System Overview : The architecture consists of a material center, user center, personalized recall service, realtime‑API, frequency‑control (UFC) service, pre‑processing service, sending service, receipt service, and a control center (PCC). Data flows from client SDKs through user and material centers, into recommendation engines, task creation, pre‑processing, and finally delivery via cloud Push middle‑platform to vendor agents or long‑link services.

Core Modules are described in detail, highlighting their responsibilities and interactions.

Data Flow : User behavior logs are collected, transformed into tables, used by strategies to generate material and user sets, which are then recalled, packaged into tasks, sent to the Push middle‑platform, and finally delivered to devices. Receipt data is fed back for monitoring and model training.

Iterative Optimizations :

1) Personalized first/last push time estimation based on user activity windows to improve click‑through rates.

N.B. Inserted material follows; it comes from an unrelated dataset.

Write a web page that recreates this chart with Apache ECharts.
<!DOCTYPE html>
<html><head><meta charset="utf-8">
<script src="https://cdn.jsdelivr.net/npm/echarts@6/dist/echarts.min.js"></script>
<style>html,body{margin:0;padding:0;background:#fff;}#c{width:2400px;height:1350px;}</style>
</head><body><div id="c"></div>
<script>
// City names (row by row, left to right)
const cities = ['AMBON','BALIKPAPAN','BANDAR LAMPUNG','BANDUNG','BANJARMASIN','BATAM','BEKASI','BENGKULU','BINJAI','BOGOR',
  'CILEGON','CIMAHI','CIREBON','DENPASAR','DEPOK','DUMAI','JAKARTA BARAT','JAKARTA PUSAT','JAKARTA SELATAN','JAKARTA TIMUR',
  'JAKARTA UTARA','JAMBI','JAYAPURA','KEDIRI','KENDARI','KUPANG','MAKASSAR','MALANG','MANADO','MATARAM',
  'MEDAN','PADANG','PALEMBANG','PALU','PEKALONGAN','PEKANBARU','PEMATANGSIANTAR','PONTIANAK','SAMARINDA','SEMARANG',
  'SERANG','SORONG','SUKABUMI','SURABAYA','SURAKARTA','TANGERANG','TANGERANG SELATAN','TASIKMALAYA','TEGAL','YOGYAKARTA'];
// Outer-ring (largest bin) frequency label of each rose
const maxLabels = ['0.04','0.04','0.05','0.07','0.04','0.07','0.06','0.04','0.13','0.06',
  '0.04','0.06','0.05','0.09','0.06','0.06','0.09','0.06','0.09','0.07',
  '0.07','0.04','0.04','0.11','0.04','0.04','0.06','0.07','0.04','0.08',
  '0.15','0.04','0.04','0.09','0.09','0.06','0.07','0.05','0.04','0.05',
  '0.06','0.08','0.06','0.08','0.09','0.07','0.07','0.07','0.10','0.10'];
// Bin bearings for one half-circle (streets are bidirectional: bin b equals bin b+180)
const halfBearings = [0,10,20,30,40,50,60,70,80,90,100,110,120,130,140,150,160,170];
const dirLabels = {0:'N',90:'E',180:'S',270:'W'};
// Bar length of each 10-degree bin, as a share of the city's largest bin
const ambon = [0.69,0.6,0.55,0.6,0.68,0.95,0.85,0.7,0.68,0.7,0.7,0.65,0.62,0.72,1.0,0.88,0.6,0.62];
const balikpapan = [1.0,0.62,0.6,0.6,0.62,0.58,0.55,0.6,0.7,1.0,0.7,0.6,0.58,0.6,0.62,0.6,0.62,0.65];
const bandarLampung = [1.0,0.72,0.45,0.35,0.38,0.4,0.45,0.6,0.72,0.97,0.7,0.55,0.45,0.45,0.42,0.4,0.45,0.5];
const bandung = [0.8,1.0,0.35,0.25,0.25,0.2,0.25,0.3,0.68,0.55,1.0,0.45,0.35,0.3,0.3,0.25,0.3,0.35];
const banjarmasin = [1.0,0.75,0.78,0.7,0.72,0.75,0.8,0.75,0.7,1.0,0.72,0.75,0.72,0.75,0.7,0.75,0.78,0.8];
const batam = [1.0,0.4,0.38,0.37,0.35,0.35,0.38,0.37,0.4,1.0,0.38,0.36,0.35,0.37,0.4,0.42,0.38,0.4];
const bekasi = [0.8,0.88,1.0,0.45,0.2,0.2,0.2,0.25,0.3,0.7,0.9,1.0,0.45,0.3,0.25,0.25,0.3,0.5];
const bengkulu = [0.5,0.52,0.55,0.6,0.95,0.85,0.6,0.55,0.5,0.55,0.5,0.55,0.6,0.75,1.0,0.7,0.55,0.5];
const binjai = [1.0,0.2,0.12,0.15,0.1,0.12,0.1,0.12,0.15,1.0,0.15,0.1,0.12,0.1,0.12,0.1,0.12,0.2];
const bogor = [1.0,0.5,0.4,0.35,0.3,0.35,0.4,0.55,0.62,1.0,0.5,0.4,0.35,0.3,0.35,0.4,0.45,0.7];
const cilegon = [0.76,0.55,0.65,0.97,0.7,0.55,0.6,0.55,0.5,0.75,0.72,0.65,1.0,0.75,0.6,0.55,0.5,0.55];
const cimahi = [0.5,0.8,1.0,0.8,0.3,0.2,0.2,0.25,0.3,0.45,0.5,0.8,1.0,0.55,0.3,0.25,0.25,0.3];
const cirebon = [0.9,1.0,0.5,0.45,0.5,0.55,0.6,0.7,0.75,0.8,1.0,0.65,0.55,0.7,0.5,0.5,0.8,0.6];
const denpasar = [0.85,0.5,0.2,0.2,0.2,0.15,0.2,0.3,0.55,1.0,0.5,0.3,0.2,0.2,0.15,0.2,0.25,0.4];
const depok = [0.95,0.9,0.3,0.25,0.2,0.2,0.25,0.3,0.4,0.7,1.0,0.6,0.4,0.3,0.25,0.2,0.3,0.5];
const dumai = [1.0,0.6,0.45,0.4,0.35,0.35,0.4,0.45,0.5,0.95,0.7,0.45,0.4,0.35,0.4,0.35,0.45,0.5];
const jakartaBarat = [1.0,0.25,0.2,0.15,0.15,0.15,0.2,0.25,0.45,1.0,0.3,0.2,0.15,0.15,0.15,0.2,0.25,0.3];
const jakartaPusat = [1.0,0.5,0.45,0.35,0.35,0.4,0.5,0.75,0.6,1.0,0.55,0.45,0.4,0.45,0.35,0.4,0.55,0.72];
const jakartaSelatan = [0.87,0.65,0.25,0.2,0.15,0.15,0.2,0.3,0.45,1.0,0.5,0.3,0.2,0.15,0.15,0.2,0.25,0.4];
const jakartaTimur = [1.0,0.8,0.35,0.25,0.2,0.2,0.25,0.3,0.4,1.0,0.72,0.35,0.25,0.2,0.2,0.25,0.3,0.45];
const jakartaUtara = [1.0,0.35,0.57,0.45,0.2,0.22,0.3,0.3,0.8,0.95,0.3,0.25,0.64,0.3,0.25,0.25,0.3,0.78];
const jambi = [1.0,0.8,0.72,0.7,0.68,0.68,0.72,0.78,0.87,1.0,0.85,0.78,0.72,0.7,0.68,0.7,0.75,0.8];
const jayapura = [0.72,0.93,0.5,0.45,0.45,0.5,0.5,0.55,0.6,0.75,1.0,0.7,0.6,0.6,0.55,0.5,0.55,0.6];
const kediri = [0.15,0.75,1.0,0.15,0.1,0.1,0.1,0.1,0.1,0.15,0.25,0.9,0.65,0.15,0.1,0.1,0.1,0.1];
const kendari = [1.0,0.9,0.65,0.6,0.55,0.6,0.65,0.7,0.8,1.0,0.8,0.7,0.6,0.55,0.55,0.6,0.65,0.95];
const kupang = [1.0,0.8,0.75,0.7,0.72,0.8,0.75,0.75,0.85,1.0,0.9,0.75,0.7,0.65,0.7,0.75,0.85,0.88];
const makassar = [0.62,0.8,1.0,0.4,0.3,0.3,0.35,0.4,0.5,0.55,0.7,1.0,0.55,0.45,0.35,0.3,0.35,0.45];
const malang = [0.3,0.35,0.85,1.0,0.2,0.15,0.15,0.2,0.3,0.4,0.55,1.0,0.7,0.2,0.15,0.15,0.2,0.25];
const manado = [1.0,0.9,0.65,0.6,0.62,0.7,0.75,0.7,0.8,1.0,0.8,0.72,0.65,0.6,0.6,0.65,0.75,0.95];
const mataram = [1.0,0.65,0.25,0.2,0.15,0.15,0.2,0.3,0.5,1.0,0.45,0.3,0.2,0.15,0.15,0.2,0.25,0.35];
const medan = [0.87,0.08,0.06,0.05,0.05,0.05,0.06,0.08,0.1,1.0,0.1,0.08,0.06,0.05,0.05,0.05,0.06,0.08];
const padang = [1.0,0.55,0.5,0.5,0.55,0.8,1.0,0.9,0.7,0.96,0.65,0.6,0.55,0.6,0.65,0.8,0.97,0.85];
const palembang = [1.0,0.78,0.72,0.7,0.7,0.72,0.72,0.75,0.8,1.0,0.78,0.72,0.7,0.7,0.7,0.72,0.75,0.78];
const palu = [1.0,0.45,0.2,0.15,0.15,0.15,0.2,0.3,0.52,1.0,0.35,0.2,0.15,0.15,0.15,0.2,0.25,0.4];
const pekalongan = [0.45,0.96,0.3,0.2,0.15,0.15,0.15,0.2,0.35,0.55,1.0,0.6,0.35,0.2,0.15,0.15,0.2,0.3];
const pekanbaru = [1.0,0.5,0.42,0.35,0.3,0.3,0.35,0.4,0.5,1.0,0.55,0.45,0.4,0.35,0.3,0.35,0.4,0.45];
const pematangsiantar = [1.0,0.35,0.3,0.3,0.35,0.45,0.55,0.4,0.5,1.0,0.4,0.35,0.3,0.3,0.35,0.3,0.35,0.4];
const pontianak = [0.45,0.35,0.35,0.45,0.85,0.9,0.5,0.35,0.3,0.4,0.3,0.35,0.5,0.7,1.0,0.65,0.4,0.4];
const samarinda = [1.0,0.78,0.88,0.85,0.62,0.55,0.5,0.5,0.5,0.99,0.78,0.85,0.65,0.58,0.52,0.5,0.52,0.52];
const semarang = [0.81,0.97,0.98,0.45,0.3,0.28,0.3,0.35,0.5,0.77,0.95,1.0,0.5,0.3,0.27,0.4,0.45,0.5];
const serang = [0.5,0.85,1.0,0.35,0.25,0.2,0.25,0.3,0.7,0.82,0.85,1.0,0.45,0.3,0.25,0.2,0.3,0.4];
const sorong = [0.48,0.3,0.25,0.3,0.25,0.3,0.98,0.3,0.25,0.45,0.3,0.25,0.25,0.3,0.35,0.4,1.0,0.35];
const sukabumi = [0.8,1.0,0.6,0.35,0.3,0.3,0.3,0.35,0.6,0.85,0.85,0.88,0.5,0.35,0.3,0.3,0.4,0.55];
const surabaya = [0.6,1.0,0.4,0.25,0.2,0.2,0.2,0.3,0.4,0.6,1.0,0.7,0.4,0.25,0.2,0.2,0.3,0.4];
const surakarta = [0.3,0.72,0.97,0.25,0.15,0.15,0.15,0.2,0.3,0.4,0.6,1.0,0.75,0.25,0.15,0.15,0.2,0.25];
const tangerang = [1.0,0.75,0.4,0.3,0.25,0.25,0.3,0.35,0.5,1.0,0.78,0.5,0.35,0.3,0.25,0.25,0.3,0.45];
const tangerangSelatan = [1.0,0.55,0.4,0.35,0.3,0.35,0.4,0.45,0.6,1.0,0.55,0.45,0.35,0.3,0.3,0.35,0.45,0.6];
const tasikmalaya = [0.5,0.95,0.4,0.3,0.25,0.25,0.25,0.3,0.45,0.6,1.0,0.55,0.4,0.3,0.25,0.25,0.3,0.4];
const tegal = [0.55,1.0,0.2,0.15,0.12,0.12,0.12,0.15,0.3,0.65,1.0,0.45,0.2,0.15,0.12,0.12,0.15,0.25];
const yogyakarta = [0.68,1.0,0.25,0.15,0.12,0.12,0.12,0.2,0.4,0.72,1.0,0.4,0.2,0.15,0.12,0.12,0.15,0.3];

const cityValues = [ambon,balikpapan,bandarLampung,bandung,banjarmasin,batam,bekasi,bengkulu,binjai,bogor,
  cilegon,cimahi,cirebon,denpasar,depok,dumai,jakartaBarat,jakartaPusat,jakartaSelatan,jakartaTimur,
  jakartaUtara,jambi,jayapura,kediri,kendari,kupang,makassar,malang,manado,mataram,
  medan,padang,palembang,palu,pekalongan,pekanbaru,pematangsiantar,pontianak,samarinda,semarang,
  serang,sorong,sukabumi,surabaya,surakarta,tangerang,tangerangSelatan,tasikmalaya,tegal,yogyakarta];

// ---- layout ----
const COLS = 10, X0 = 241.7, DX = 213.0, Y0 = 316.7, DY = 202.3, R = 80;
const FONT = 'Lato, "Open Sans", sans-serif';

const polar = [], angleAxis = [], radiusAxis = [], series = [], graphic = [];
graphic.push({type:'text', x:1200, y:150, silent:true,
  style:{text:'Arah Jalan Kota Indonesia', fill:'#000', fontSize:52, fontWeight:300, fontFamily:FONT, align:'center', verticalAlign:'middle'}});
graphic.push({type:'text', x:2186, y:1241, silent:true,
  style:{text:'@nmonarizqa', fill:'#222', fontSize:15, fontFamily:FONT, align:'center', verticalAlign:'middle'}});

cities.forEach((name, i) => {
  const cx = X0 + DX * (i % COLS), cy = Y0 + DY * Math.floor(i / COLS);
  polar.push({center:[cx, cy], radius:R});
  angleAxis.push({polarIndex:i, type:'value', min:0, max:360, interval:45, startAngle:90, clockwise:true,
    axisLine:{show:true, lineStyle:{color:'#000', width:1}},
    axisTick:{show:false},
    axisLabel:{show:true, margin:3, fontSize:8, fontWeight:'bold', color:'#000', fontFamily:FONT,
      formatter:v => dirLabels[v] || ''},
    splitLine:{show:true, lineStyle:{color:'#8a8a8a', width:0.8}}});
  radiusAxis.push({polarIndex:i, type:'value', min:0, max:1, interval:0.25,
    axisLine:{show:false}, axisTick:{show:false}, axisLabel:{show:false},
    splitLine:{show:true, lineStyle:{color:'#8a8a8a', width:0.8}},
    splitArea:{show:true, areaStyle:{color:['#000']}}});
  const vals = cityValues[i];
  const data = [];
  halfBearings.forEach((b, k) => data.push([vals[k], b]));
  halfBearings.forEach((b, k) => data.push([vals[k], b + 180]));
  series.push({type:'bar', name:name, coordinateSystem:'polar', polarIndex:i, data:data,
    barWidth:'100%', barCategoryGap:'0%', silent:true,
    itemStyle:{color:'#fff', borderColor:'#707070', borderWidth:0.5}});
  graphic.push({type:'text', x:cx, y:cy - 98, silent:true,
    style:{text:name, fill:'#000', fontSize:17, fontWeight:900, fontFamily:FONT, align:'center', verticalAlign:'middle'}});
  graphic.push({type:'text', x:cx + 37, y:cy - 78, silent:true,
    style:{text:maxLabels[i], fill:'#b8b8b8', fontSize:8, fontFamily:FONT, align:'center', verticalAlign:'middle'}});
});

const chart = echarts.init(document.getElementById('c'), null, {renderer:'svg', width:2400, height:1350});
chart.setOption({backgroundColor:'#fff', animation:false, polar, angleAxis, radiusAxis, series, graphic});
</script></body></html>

2) User‑group service redesign: replacing physical‑machine‑based user packages with bitmap‑based user groups managed via the AMIS platform, enabling logical expressions, efficient bitmap operations, and reduced memory usage.

3) Frequency‑control service overhaul: moving from static hash‑mod allocation to a dynamically scalable consistent‑hash architecture, adding whitelist handling, and supporting fine‑grained time‑slot controls.

4) Data compression using Google Protocol Buffers, which reduces payload size to about 25% of JSON and speeds up serialization, saving ~75% Redis memory for frequency‑control data.

Conclusion : Push remains a low‑cost, high‑impact channel for mobile product operations. Effective system design—covering architecture, personalization, frequency control, and efficient serialization—directly influences user experience, engagement, and operational scalability.